Améliorer la souveraineté alimentaire : la réduction de la consommation de produits d’origine animale est un des leviers structurants pour améliorer notre souveraineté alimentaire, comme l’indiquent des rapports récents de la Direction générale du Trésor du ministère de l’Economie et du Réseau Action Climat. D’une part, les productions animales sont largement dépendantes des importations d’intrants (dont le soja et les engrais de synthèse pour produire l’alimentation des animaux). Ces importations créent des dépendances critiques et stratégiques vis-à-vis de l’étranger. À titre d’exemple, malgré le contexte géopolitique, la France a presque doublé ses importations d’engrais russes entre 2021 et 2022 (passant de 402 000 tonnes à 750 000 tonnes). D’autre part, 30 % de la viande consommée en France est importée, dont plus de la moitié en raison de l’explosion de la consommation de viande de poulet (FranceAgriMer, 2022).

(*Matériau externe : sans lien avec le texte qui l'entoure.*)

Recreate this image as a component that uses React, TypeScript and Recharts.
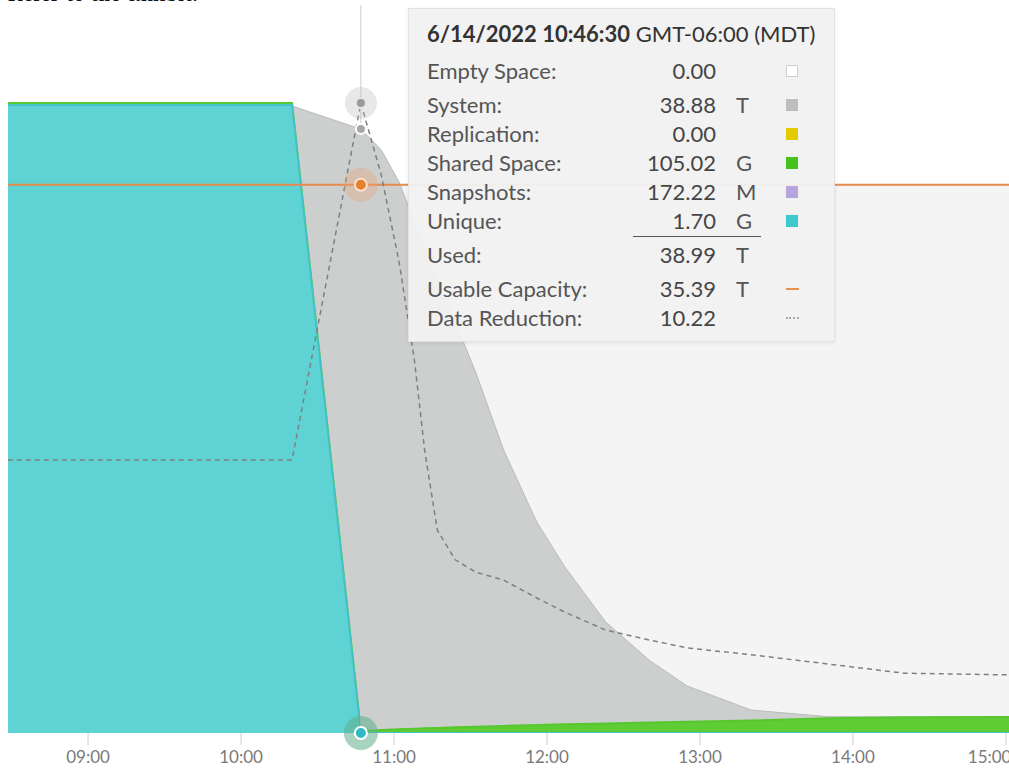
import { ComposedChart, Area, Line, XAxis, YAxis, ReferenceArea, ReferenceLine, ReferenceDot } from "recharts";

// capacity timeline (T = TB)
const times = ["08:25", "10:20", "10:47", "10:55", "11:02", "11:08", "11:12", "11:17", "11:24", "11:32", "11:43", "11:56", "12:07", "12:23", "12:40", "12:55", "13:20", "13:50", "14:20", "15:05"];
const uniqueTop = [40.55, 40.55, 0.002, 0.002, 0.002, 0.002, 0.002, 0.002, 0.002, 0.002, 0.002, 0.002, 0.002, 0.002, 0.002, 0.002, 0.002, 0.002, 0.002, 0.002];
const sharedTop = [40.68, 40.68, 0.11, 0.2, 0.25, 0.28, 0.3, 0.33, 0.37, 0.41, 0.46, 0.52, 0.56, 0.62, 0.68, 0.72, 0.8, 0.95, 1.01, 1.03];
const systemTop = [40.6, 40.48, 38.99, 37.64, 35.57, 32.99, 31.38, 29.24, 26.53, 23.31, 18.27, 13.62, 10.72, 7.17, 4.71, 3.03, 1.48, 1.06, 1.03, 1.04];
const usableCapacity = [35.39, 35.39, 35.39, 35.39, 35.39, 35.39, 35.39, 35.39, 35.39, 35.39, 35.39, 35.39, 35.39, 35.39, 35.39, 35.39, 35.39, 35.39, 35.39, 35.39];
const dataReduction = [4.43, 4.43, 10.22, 9.05, 7.64, 6.05, 4.59, 3.29, 2.81, 2.61, 2.48, 2.19, 1.96, 1.67, 1.51, 1.38, 1.27, 1.12, 0.97, 0.94];
const xTicks = ["09:00", "10:00", "11:00", "12:00", "13:00", "14:00", "15:00"];
const hoverTime = "10:47";

// tooltip content
const tipTitle = "6/14/2022 10:46:30";
const tipZone = "GMT-06:00 (MDT)";
const tipLabels = ["System:", "Replication:", "Shared Space:", "Snapshots:", "Unique:"];
const tipValues = ["38.88", "0.00", "105.02", "172.22", "1.70"];
const tipUnits = ["T", "", "G", "M", "G"];
const tipColors = ["#bdbebe", "#e3cb00", "#45c21c", "#b5a4dd", "#3fc9cf"];

const toMin = (s: string) => {
  const [h, m] = s.split(":").map(Number);
  return h * 60 + m;
};

const rows = times.map((t, i) => ({
  t: toMin(t),
  unique: uniqueTop[i],
  shared: sharedTop[i],
  system: systemTop[i],
  capacity: usableCapacity[i],
  reduction: dataReduction[i],
}));

const hi = times.indexOf(hoverTime);
const hx = toMin(hoverTime);

const font = "Lato, 'Open Sans', sans-serif";

function Swatch({ color }: { color: string }) {
  return (
    <span
      style={{
        display: "inline-block",
        width: 12,
        height: 12,
        background: color,
        border: color === "#ffffff" ? "1px solid #cfcfcf" : "none",
        boxSizing: "border-box",
      }}
    />
  );
}

function Row({ label, value, unit, mark }: { label: string; value: string; unit: string; mark: React.ReactNode }) {
  return (
    <div style={{ display: "flex", alignItems: "center", height: 29, whiteSpace: "nowrap" }}>
      <span style={{ width: 200 }}>{label}</span>
      <span style={{ width: 89, textAlign: "right", color: "#454545" }}>{value}</span>
      <span style={{ width: 56, paddingLeft: 20, boxSizing: "border-box" }}>{unit}</span>
      <span style={{ width: 40, display: "flex", justifyContent: "center" }}>{mark}</span>
    </div>
  );
}

function TipBox() {
  return (
    <div
      style={{
        position: "absolute",
        left: 408,
        top: 8,
        width: 427,
        height: 334,
        boxSizing: "border-box",
        padding: "10px 0 0 18px",
        background: "rgba(241,241,241,0.96)",
        border: "1px solid #e2e2e2",
        boxShadow: "0 1px 4px rgba(0,0,0,0.08)",
        fontFamily: font,
        fontSize: 22,
        color: "#555",
      }}
    >
      <div style={{ height: 29, lineHeight: "29px", color: "#333", whiteSpace: "nowrap", fontSize: 22 }}>
        <b>{tipTitle}</b> {tipZone}
      </div>
      <div style={{ marginTop: 8 }}>
        <Row label="Empty Space:" value="0.00" unit="" mark={<Swatch color="#ffffff" />} />
      </div>
      <div style={{ marginTop: 5 }}>
        {tipLabels.map((l, i) => (
          <Row key={l} label={l} value={tipValues[i]} unit={tipUnits[i]} mark={<Swatch color={tipColors[i]} />} />
        ))}
      </div>
      <div style={{ marginLeft: 206, width: 128, height: 0, borderTop: "1.5px solid #555", marginTop: 1 }} />
      <div style={{ marginTop: 3 }}>
        <Row label="Used:" value="38.99" unit="T" mark={null} />
      </div>
      <div style={{ marginTop: 5 }}>
        <Row
          label="Usable Capacity:"
          value="35.39"
          unit="T"
          mark={<span style={{ display: "inline-block", width: 13, height: 2, background: "#e8904c" }} />}
        />
        <Row
          label="Data Reduction:"
          value="10.22"
          unit=""
          mark={<span style={{ display: "inline-block", width: 13, height: 0, borderTop: "2px dotted #aaa" }} />}
        />
      </div>
    </div>
  );
}

export default function App() {
  return (
    <div style={{ position: "absolute", left: 0, top: 0, width: 1009, height: 771, overflow: "hidden", background: "#fff" }}>
      <div
        style={{
          position: "absolute",
          left: 8,
          top: -17,
          fontFamily: "'Liberation Serif', serif",
          fontSize: 20,
          fontWeight: "bold",
          color: "#111",
          letterSpacing: 1,
        }}
      >
        Refer to the exhibit.
      </div>
      <ComposedChart width={1009} height={771} data={rows} margin={{ top: 5, right: 0, bottom: 0, left: 8 }}>
        <XAxis
          dataKey="t"
          type="number"
          domain={[508.6, 901.2]}
          allowDataOverflow
          ticks={xTicks.map(toMin)}
          tickFormatter={(v: number) => xTicks[xTicks.map(toMin).indexOf(v)]}
          height={38}
          axisLine={false}
          tickSize={12}
          tickMargin={6}
          tickLine={{ stroke: "#cfcfcf" }}
          tick={{ fill: "#7a7a7a", fontSize: 17, fontFamily: font }}
        />
        <YAxis yAxisId="cap" hide domain={[0, 47]} allowDataOverflow />
        <YAxis yAxisId="dr" hide domain={[0, 11.81]} allowDataOverflow />

        {/* empty space under the usable capacity */}
        <ReferenceArea yAxisId="cap" y1={0} y2={usableCapacity[0]} fill="#f4f4f4" fillOpacity={1} stroke="none" />

        <Area yAxisId="cap" type="linear" dataKey="system" stroke="#b9bcbc" strokeWidth={1} fill="#cdcfcf" fillOpacity={1} isAnimationActive={false} />
        <Area yAxisId="cap" type="linear" dataKey="shared" stroke="#56c72e" strokeWidth={2} fill="#5fcc36" fillOpacity={1} isAnimationActive={false} />
        <Area yAxisId="cap" type="linear" dataKey="unique" stroke="#44c3c6" strokeWidth={2} fill="#5fd3d3" fillOpacity={1} isAnimationActive={false} />

        <Line yAxisId="cap" type="linear" dataKey="capacity" stroke="#e58a4c" strokeWidth={2} dot={false} isAnimationActive={false} />
        <Line yAxisId="dr" type="linear" dataKey="reduction" stroke="#7d8081" strokeWidth={1.5} strokeDasharray="5 4" dot={false} isAnimationActive={false} />

        <ReferenceLine yAxisId="cap" x={hx} stroke="#cccccc" strokeWidth={1} />

        <ReferenceDot yAxisId="dr" x={hx} y={dataReduction[hi]} r={16} fill="#bdbdbd" fillOpacity={0.35} stroke="none" />
        <ReferenceDot yAxisId="dr" x={hx} y={dataReduction[hi]} r={5} fill="#9a9a9a" stroke="#e6e6e6" strokeWidth={2} />
        <ReferenceDot yAxisId="cap" x={hx} y={systemTop[hi]} r={5} fill="#a8a8a8" stroke="#ffffff" strokeWidth={2} />
        <ReferenceDot yAxisId="cap" x={hx} y={usableCapacity[hi]} r={17} fill="#e8a070" fillOpacity={0.35} stroke="none" />
        <ReferenceDot yAxisId="cap" x={hx} y={usableCapacity[hi]} r={6} fill="#e5822f" stroke="#fbe3cf" strokeWidth={2} />
        <ReferenceDot yAxisId="cap" x={hx} y={uniqueTop[hi]} r={17} fill="#5fae8c" fillOpacity={0.55} stroke="none" />
        <ReferenceDot yAxisId="cap" x={hx} y={uniqueTop[hi]} r={6} fill="#2fb9c4" stroke="#ffffff" strokeWidth={2} />
      </ComposedChart>
      <TipBox />
    </div>
  );
}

Les politiques publiques doivent ainsi se saisir de la SNANC pour réfléchir aux postes de consommation de viande importée (concentrés dans la restauration commerciale et les plats préparés et à emporter) et pour les réduire en mobilisant toutes les parties prenantes sur une stratégie « moins et mieux ». Pourtant, à ce jour, aucune politique publique n’encadre la flambée de la consommation de volaille (+15% en 5 ans) ou de saumon, les produits animaux dont les modes de productions suscitent pourtant le plus de questionnement sociétal. En parallèle, la part des importations de volaille est, elle, en augmentation constante : 48 % du poulet consommé en France n’est pas produit en France, et les importations de poulet ont augmenté de 36,9 % en 5 ans ! Concernant d’autres filières, c’est par exemple 30% de la viande bovine qui est importée dans les plats préparés et 55% dans la restauration commerciale (voire 62% dans la restauration rapide).

Soyons clairs, diminuer notre consommation moyenne de produits issus de l’élevage n’implique absolument pas un arrêt de la consommation de produits animaux ou un arrêt de l’activité d’élevage ; il s’agit simplement d’un rééquilibrage entre la consommation de protéines animales et de protéines végétales dont les proportions respectives se sont historiquement inversées en faveur des produits animaux, en dépit des impacts d’une production et d’une consommation dépassant nos limites planétaires et les recommandations de santé publique. Cette évolution des régimes alimentaires doit également permettre de maintenir puis créer des débouchés à des modes de production français plus écologiques, que ce soit en matière d’élevage ou de développement de la production de légumineuses conformément aux objectifs de nos politiques publiques. Le rôle de la SNANC serait selon nous de soutenir la structuration des filières de l’amont agricole à la commercialisation, comme l’ont fait plusieurs pays européens comme le Danemark et les Pays-Bas par exemple.

Compte tenu de toutes ces considérations, par soucis de cohérence des politiques publiques entre elles et d’adéquation entre l’action publique et les conclusions scientifiques existantes, nous vous prions par avance de faire mention dans la SNANC d’objectifs chiffrés de baisse de la consommation de viande rouge et de volaille correspondant, a minima, à ceux de la Stratégie Nationale Bas Carbone.

Veuillez agréer, Monsieur le Premier Ministre, Mesdames et Messieurs les Ministres, l’expression de notre très haute considération.